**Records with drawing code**
━━━━━━━━━━
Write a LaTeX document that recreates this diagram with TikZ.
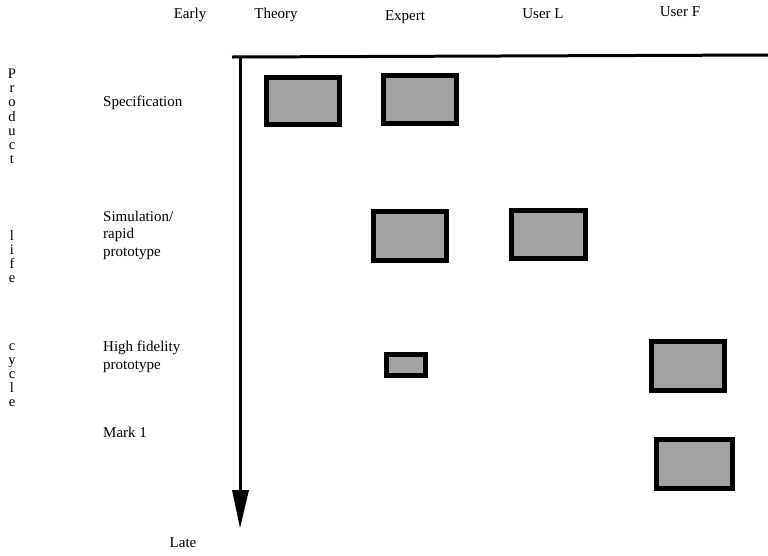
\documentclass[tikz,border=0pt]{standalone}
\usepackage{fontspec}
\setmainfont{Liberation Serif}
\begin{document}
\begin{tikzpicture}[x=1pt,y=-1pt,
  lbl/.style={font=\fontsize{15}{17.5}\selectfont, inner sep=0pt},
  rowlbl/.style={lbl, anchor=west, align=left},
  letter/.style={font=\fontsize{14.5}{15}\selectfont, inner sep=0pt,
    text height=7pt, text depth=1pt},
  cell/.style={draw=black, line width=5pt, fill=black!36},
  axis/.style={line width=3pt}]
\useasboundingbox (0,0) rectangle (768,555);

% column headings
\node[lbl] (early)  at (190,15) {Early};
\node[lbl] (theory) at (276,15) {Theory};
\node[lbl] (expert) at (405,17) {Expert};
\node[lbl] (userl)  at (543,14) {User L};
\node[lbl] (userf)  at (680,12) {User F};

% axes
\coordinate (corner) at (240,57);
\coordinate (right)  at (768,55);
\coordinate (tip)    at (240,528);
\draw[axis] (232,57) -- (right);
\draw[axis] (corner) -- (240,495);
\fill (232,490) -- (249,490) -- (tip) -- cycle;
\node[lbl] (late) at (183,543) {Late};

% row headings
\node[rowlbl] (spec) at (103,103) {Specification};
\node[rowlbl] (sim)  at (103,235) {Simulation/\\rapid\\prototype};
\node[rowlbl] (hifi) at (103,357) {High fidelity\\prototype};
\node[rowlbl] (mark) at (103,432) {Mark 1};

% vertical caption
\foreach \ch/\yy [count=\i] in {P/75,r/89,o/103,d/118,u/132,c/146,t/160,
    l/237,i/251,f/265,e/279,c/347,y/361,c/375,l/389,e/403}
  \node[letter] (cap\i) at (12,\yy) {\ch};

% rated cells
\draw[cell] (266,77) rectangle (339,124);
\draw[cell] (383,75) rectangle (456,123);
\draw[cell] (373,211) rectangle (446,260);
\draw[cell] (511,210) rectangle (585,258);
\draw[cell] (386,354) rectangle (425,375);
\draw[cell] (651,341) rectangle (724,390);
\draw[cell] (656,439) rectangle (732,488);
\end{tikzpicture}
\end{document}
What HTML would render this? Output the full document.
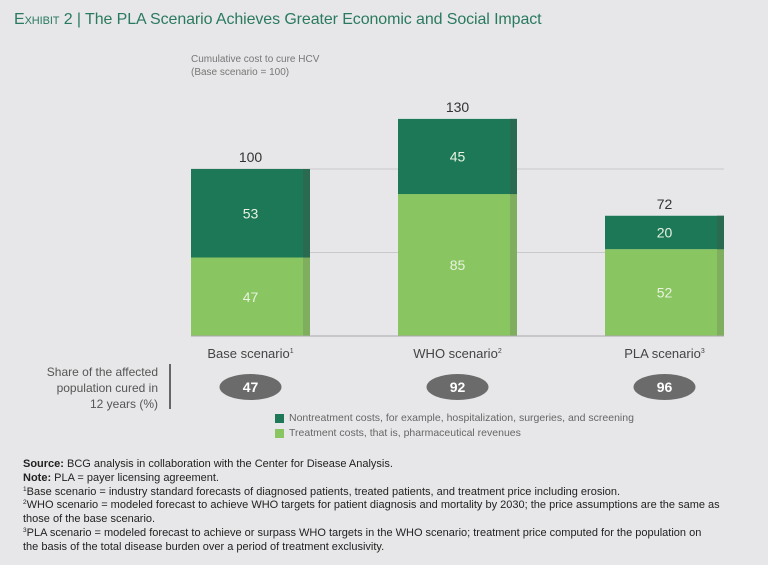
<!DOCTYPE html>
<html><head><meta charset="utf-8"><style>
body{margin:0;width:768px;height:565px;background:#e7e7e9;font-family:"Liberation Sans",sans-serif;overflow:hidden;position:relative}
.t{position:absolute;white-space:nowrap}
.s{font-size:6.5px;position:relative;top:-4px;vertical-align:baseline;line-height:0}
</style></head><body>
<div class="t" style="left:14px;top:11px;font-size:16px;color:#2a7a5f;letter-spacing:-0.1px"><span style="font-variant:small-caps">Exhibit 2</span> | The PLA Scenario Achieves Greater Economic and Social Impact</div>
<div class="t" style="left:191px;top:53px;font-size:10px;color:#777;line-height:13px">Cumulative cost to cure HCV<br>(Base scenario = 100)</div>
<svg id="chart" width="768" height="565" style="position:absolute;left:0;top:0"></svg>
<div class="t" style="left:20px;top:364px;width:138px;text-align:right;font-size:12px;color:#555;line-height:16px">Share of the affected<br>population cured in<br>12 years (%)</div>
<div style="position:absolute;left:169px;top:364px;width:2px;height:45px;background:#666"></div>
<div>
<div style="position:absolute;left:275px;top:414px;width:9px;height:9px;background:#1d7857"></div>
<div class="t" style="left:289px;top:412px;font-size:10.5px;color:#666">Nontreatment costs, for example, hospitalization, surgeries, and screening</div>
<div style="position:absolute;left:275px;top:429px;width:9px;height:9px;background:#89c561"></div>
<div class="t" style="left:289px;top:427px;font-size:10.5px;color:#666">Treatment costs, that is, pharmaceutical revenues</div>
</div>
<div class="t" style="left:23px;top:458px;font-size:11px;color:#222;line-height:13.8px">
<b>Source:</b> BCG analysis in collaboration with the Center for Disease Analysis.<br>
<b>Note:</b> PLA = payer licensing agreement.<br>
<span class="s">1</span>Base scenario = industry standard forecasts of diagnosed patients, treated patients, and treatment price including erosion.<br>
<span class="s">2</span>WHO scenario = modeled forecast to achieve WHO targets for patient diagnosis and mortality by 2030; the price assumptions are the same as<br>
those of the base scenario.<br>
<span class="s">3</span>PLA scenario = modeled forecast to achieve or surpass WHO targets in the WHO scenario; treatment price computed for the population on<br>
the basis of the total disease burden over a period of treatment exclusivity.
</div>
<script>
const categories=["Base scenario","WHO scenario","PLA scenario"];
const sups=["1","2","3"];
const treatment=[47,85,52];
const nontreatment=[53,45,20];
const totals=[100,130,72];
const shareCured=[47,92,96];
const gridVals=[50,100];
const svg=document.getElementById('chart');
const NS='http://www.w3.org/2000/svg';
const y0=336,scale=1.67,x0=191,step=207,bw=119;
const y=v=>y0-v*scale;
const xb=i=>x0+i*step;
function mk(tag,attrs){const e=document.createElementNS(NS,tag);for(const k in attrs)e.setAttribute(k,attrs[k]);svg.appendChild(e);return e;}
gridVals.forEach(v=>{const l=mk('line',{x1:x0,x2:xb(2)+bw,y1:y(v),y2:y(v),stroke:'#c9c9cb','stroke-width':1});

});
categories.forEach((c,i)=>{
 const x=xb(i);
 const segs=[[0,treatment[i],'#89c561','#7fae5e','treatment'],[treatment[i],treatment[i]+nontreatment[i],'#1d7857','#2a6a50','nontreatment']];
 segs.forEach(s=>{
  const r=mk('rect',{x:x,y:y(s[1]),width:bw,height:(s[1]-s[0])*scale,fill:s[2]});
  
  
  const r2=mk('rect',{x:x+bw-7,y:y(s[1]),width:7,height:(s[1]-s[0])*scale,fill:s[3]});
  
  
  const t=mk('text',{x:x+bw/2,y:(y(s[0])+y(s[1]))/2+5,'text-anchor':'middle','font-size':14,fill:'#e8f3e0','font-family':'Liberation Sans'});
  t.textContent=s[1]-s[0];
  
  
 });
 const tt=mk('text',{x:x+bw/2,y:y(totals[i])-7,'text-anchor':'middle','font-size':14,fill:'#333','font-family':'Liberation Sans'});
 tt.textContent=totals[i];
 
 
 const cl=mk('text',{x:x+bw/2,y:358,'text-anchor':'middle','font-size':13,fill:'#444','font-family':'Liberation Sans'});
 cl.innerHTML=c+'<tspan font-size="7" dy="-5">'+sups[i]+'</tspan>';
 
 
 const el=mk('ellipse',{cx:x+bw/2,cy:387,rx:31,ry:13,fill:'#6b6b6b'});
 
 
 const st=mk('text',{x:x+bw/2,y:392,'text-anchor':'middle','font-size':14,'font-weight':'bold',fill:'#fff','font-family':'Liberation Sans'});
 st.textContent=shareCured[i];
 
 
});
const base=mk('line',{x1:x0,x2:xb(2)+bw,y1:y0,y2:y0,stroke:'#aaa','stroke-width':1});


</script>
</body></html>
━━━━━━━━━━
**Task instructions**
Make an exact copy of the data, leaving its pictures out.

**Task result**
Write a LaTeX document that recreates this diagram with TikZ.
\documentclass[tikz,border=0pt]{standalone}
\usepackage{fontspec}
\setmainfont{Liberation Serif}
\begin{document}
\begin{tikzpicture}[x=1pt,y=-1pt,
  lbl/.style={font=\fontsize{15}{17.5}\selectfont, inner sep=0pt},
  rowlbl/.style={lbl, anchor=west, align=left},
  letter/.style={font=\fontsize{14.5}{15}\selectfont, inner sep=0pt,
    text height=7pt, text depth=1pt},
  cell/.style={draw=black, line width=5pt, fill=black!36},
  axis/.style={line width=3pt}]
\useasboundingbox (0,0) rectangle (768,555);

% column headings
\node[lbl] (early)  at (190,15) {Early};
\node[lbl] (theory) at (276,15) {Theory};
\node[lbl] (expert) at (405,17) {Expert};
\node[lbl] (userl)  at (543,14) {User L};
\node[lbl] (userf)  at (680,12) {User F};

% axes
\coordinate (corner) at (240,57);
\coordinate (right)  at (768,55);
\coordinate (tip)    at (240,528);
\draw[axis] (232,57) -- (right);
\draw[axis] (corner) -- (240,495);
\fill (232,490) -- (249,490) -- (tip) -- cycle;
\node[lbl] (late) at (183,543) {Late};

% row headings
\node[rowlbl] (spec) at (103,103) {Specification};
\node[rowlbl] (sim)  at (103,235) {Simulation/\\rapid\\prototype};
\node[rowlbl] (hifi) at (103,357) {High fidelity\\prototype};
\node[rowlbl] (mark) at (103,432) {Mark 1};

% vertical caption
\foreach \ch/\yy [count=\i] in {P/75,r/89,o/103,d/118,u/132,c/146,t/160,
    l/237,i/251,f/265,e/279,c/347,y/361,c/375,l/389,e/403}
  \node[letter] (cap\i) at (12,\yy) {\ch};

% rated cells
\draw[cell] (266,77) rectangle (339,124);
\draw[cell] (383,75) rectangle (456,123);
\draw[cell] (373,211) rectangle (446,260);
\draw[cell] (511,210) rectangle (585,258);
\draw[cell] (386,354) rectangle (425,375);
\draw[cell] (651,341) rectangle (724,390);
\draw[cell] (656,439) rectangle (732,488);
\end{tikzpicture}
\end{document}
What HTML would render this? Output the full document.
<!DOCTYPE html>
<html><head><meta charset="utf-8"><style>
body{margin:0;width:768px;height:565px;background:#e7e7e9;font-family:"Liberation Sans",sans-serif;overflow:hidden;position:relative}
.t{position:absolute;white-space:nowrap}
.s{font-size:6.5px;position:relative;top:-4px;vertical-align:baseline;line-height:0}
</style></head><body>
<div class="t" style="left:14px;top:11px;font-size:16px;color:#2a7a5f;letter-spacing:-0.1px"><span style="font-variant:small-caps">Exhibit 2</span> | The PLA Scenario Achieves Greater Economic and Social Impact</div>
<div class="t" style="left:191px;top:53px;font-size:10px;color:#777;line-height:13px">Cumulative cost to cure HCV<br>(Base scenario = 100)</div>
<svg id="chart" width="768" height="565" style="position:absolute;left:0;top:0"></svg>
<div class="t" style="left:20px;top:364px;width:138px;text-align:right;font-size:12px;color:#555;line-height:16px">Share of the affected<br>population cured in<br>12 years (%)</div>
<div style="position:absolute;left:169px;top:364px;width:2px;height:45px;background:#666"></div>
<div>
<div style="position:absolute;left:275px;top:414px;width:9px;height:9px;background:#1d7857"></div>
<div class="t" style="left:289px;top:412px;font-size:10.5px;color:#666">Nontreatment costs, for example, hospitalization, surgeries, and screening</div>
<div style="position:absolute;left:275px;top:429px;width:9px;height:9px;background:#89c561"></div>
<div class="t" style="left:289px;top:427px;font-size:10.5px;color:#666">Treatment costs, that is, pharmaceutical revenues</div>
</div>
<div class="t" style="left:23px;top:458px;font-size:11px;color:#222;line-height:13.8px">
<b>Source:</b> BCG analysis in collaboration with the Center for Disease Analysis.<br>
<b>Note:</b> PLA = payer licensing agreement.<br>
<span class="s">1</span>Base scenario = industry standard forecasts of diagnosed patients, treated patients, and treatment price including erosion.<br>
<span class="s">2</span>WHO scenario = modeled forecast to achieve WHO targets for patient diagnosis and mortality by 2030; the price assumptions are the same as<br>
those of the base scenario.<br>
<span class="s">3</span>PLA scenario = modeled forecast to achieve or surpass WHO targets in the WHO scenario; treatment price computed for the population on<br>
the basis of the total disease burden over a period of treatment exclusivity.
</div>
<script>
const categories=["Base scenario","WHO scenario","PLA scenario"];
const sups=["1","2","3"];
const treatment=[47,85,52];
const nontreatment=[53,45,20];
const totals=[100,130,72];
const shareCured=[47,92,96];
const gridVals=[50,100];
const svg=document.getElementById('chart');
const NS='http://www.w3.org/2000/svg';
const y0=336,scale=1.67,x0=191,step=207,bw=119;
const y=v=>y0-v*scale;
const xb=i=>x0+i*step;
function mk(tag,attrs){const e=document.createElementNS(NS,tag);for(const k in attrs)e.setAttribute(k,attrs[k]);svg.appendChild(e);return e;}
gridVals.forEach(v=>{const l=mk('line',{x1:x0,x2:xb(2)+bw,y1:y(v),y2:y(v),stroke:'#c9c9cb','stroke-width':1});

});
categories.forEach((c,i)=>{
 const x=xb(i);
 const segs=[[0,treatment[i],'#89c561','#7fae5e','treatment'],[treatment[i],treatment[i]+nontreatment[i],'#1d7857','#2a6a50','nontreatment']];
 segs.forEach(s=>{
  const r=mk('rect',{x:x,y:y(s[1]),width:bw,height:(s[1]-s[0])*scale,fill:s[2]});
  
  
  const r2=mk('rect',{x:x+bw-7,y:y(s[1]),width:7,height:(s[1]-s[0])*scale,fill:s[3]});
  
  
  const t=mk('text',{x:x+bw/2,y:(y(s[0])+y(s[1]))/2+5,'text-anchor':'middle','font-size':14,fill:'#e8f3e0','font-family':'Liberation Sans'});
  t.textContent=s[1]-s[0];
  
  
 });
 const tt=mk('text',{x:x+bw/2,y:y(totals[i])-7,'text-anchor':'middle','font-size':14,fill:'#333','font-family':'Liberation Sans'});
 tt.textContent=totals[i];
 
 
 const cl=mk('text',{x:x+bw/2,y:358,'text-anchor':'middle','font-size':13,fill:'#444','font-family':'Liberation Sans'});
 cl.innerHTML=c+'<tspan font-size="7" dy="-5">'+sups[i]+'</tspan>';
 
 
 const el=mk('ellipse',{cx:x+bw/2,cy:387,rx:31,ry:13,fill:'#6b6b6b'});
 
 
 const st=mk('text',{x:x+bw/2,y:392,'text-anchor':'middle','font-size':14,'font-weight':'bold',fill:'#fff','font-family':'Liberation Sans'});
 st.textContent=shareCured[i];
 
 
});
const base=mk('line',{x1:x0,x2:xb(2)+bw,y1:y0,y2:y0,stroke:'#aaa','stroke-width':1});


</script>
</body></html>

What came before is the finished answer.